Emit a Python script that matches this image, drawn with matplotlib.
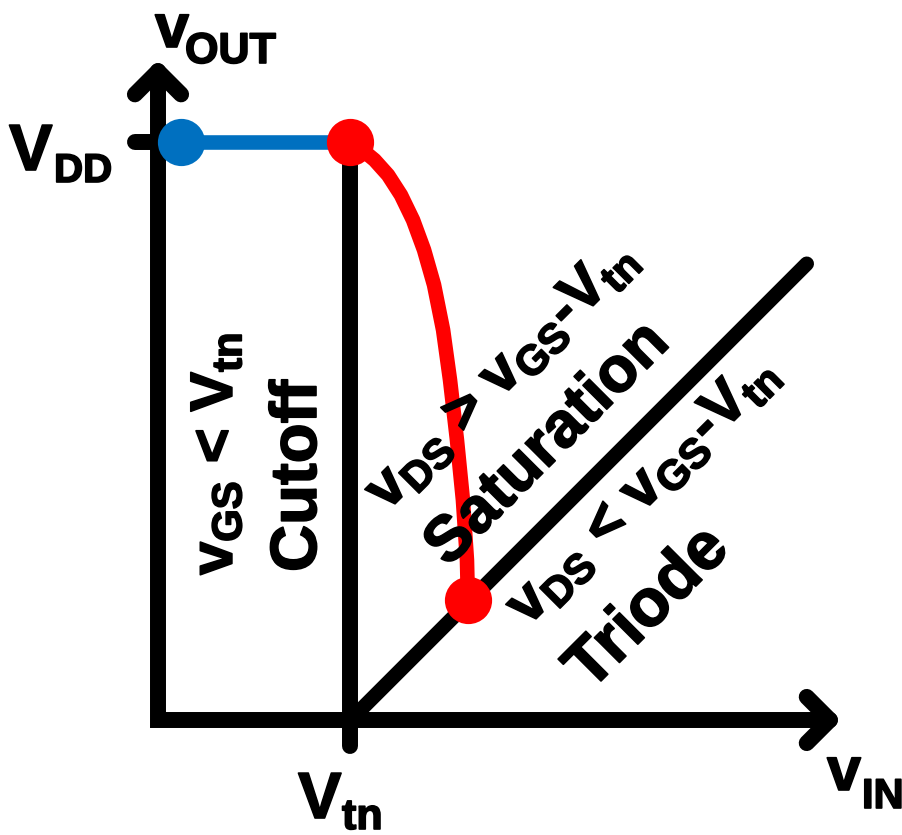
import matplotlib
matplotlib.use("Agg")
import matplotlib.pyplot as plt
import matplotlib.patheffects as pe

plt.rcParams['font.family'] = ['Liberation Sans', 'DejaVu Sans']
plt.rcParams['font.weight'] = 'bold'
plt.rcParams['mathtext.fontset'] = 'custom'
plt.rcParams['mathtext.rm'] = 'Liberation Sans:bold'
plt.rcParams['mathtext.it'] = 'Liberation Sans:bold'
plt.rcParams['mathtext.bf'] = 'Liberation Sans:bold'
plt.rcParams['mathtext.sf'] = 'Liberation Sans:bold'

# ---------------- data (volts, schematic units) ----------------
VTN = 1.0
VDD = 3.0
VIN_AXIS_END = 3.49
VOUT_AXIS_END = 3.37

cutoff_vin = [0.12, 1.0]
cutoff_vout = [3.0, 3.0]

sat_vin = [1.000, 1.062, 1.125, 1.195, 1.262, 1.325, 1.382, 1.434, 1.481,
           1.517, 1.553, 1.584, 1.605, 1.610]
sat_vout = [3.000, 2.961, 2.909, 2.831, 2.727, 2.597, 2.442, 2.260, 2.026,
            1.766, 1.455, 1.143, 0.831, 0.623]

edge_vin = [1.0, 3.37]
edge_vout = [v - VTN for v in edge_vin]

vtn_line_vout = [-0.136, VDD]

# ---------------- figure ----------------
W, H = 903, 835
ORX, ORY, S = 158, 720, 192.5   # pixel origin and px per volt
fig = plt.figure(figsize=(W / 100, H / 100), dpi=100)
ax = fig.add_axes([0, 0, 1, 1])
ax.set_xlim(-ORX / S, (W - ORX) / S)
ax.set_ylim(-(H - ORY) / S, ORY / S)
ax.axis('off')

LW_AX = 11.5
LW = 10.5
ARM = 0.12

# axes
ax.plot([0, 0, VIN_AXIS_END], [VOUT_AXIS_END, 0, 0], color='black', lw=LW_AX,
        solid_capstyle='round', solid_joinstyle='miter', zorder=2)
ax.plot([-ARM, 0, ARM], [VOUT_AXIS_END - ARM, VOUT_AXIS_END, VOUT_AXIS_END - ARM],
        color='black', lw=LW_AX, solid_capstyle='round', solid_joinstyle='round', zorder=2)
ax.plot([VIN_AXIS_END - ARM, VIN_AXIS_END, VIN_AXIS_END - ARM], [ARM, 0, -ARM],
        color='black', lw=LW_AX, solid_capstyle='round', solid_joinstyle='round', zorder=2)
# VDD tick
ax.plot([-0.119, 0], [VDD, VDD], color='black', lw=LW_AX, solid_capstyle='round', zorder=2)
# Vtn vertical line
ax.plot([VTN, VTN], vtn_line_vout, color='black', lw=LW_AX, solid_capstyle='round', zorder=2)
# saturation/triode boundary
ax.plot(edge_vin, edge_vout, color='black', lw=LW, solid_capstyle='round', zorder=2)

# transfer curve
ax.plot(cutoff_vin, cutoff_vout, color='#0070C0', lw=LW, zorder=3)
ax.plot(sat_vin, sat_vout, color='#FF0000', lw=LW, solid_capstyle='round',
        solid_joinstyle='round', zorder=3)
ax.plot([cutoff_vin[0]], [cutoff_vout[0]], 'o', color='#0070C0', ms=34, mew=0, zorder=4)
ax.plot([sat_vin[0], sat_vin[-1]], [sat_vout[0], sat_vout[-1]], 'o', color='#FF0000',
        ms=34, mew=0, zorder=4)

# ---------------- text ----------------
def P(x, y):
    return (x / W, 1 - y / H)

EFF = [pe.withStroke(linewidth=1.2, foreground='black')]

def txt(x, y, s, size, rot=0):
    ax.text(*P(x, y), s, transform=ax.transAxes, fontsize=size, fontweight='bold',
            ha='left', va='baseline', rotation=rot, rotation_mode='anchor', zorder=5,
            path_effects=EFF)

txt(9, 170, 'V', 47)
txt(54, 182, 'DD', 29)
txt(155, 47, 'v', 44)
txt(185, 63, 'OUT', 31)
txt(298, 818, 'V', 47)
txt(342, 829, 'tn', 31)
txt(827, 790, 'v', 44)
txt(862, 808, 'IN', 30)

txt(232, 575, r'$v_{GS}$ < $V_{tn}$', 43, rot=90)
txt(316, 572, 'Cutoff', 47, rot=90)
txt(387, 512, r'$v_{DS}$ > $v_{GS}$-$V_{tn}$', 43, rot=45)
txt(448, 568, 'Saturation', 46, rot=45)
txt(528, 627, r'$v_{DS}$ < $v_{GS}$-$V_{tn}$', 43, rot=45)
txt(590, 692, 'Triode', 48, rot=45)

fig.savefig('out.png', dpi=100)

--

Task brief
Leave out the pictures and repeat exactly the lines from the start of the material through the line that contains "import matplotlib.patheffects as pe", both included.

Result below
Emit a Python script that matches this image, drawn with matplotlib.
import matplotlib
matplotlib.use("Agg")
import matplotlib.pyplot as plt
import matplotlib.patheffects as pe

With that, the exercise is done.